Working at the intersection of healthcare and health insurance, I am often asked, “Is there anything we can do to improve outcomes and reduce expenses?”
My reply is always the same: “Only one strategy consistently achieves better care and lower cost: primary care.”
We are failing as benefits consultants and fiduciaries when our plans do not make primary care easily accessible and highly incentivized. In fact, the lack of primary care is highly correlated to most high-cost claimants.
In this blog, we’re going to cover the 4 main types of primary care: Primary Care Provider (PCP), Direct Primary Care (DPC), Advanced Primary Care (APC), and (Virtual Primary Care).
This is the traditional way a patient accesses care through an in-network PCP. PCP providers often work for a hospital system, meaning that they are responsible for many patients—in fact, it’s not unusual for a PCP to be responsible for over 2,000 patients. PCPs often see over 20 patients per day—and that is why they often spend less than 10 minutes with each patient. Their billing method is Fee for Service (FFS). This means that they have codes for everything, and patients are charged a fee for each service. Needless to say, burnout rates for PCP providers are incredibly high.
The DPC Provider is a challenger to the more traditional PCP model. DPC providers do not participate in the complex insurance transactions driven by FFS. Instead, they charge a flat monthly rate regardless of the services rendered.
The monthly cost for DPC is highly correlated to the location, with rural clinics at about half the cost of inner-city locations.
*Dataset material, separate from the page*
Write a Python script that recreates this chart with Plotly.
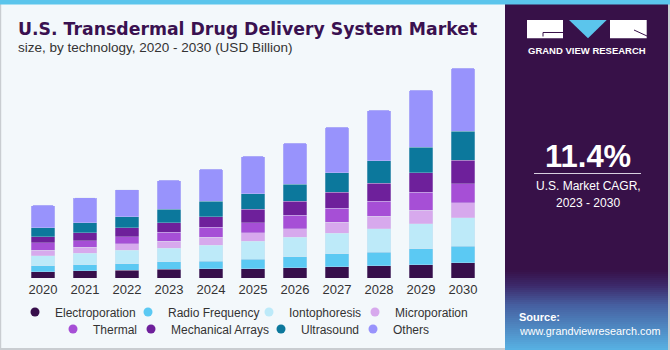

In 2023, the price range is $60 to $120 Per Member Per Month (PMPM), with an average of about $75 PMPM. Typically, the plan pays 100% of this cost in exchange for their members receiving about 80% of their healthcare needs from their DPC. In the best arrangements, the DPC refers back to a care coordinator or nurse navigator for anything that they cannot provide like imaging, surgeries, physical therapy, etc.
DPC Providers typically have fewer than 500 patients, allowing them to spend more time with each than their PCP counterparts.
APC evolved out of the DPC model and adds one very important difference: assumption of risk. With a true APC arrangement, the provider organization assumes some portion of cost above a predetermined amount. In other words, they “go at risk” with the client’s health plan. This aligns the primary care providers with the group so they are truly working to improve outcomes and reduce costs. If the group performs better than the expected, (or benchmarked) amount, then they share in the savings. This rewards the APC providers that have engaged with the members and reduced the cost of care for both the employee and the plan.
VPC is a more recent service that blends primary care with telehealth. Unlike Teladoc and other services, true VPC features the same provider for the patient. There are obvious limitations for VPC given the fact that the doctor and patient are not in the same location, but the convenience and low cost are appealing to many patients who don’t need to see a doctor in-person very often. The cost for VPC is typically $10 to $15 per month.
As you can see, the types of primary care vary in methodology and cost but share the common goal of providing consistent care to those in need. A lack of primary care has a direct correlation to higher healthcare costs, which makes one thing clear: any type of primary care is far better than none at all.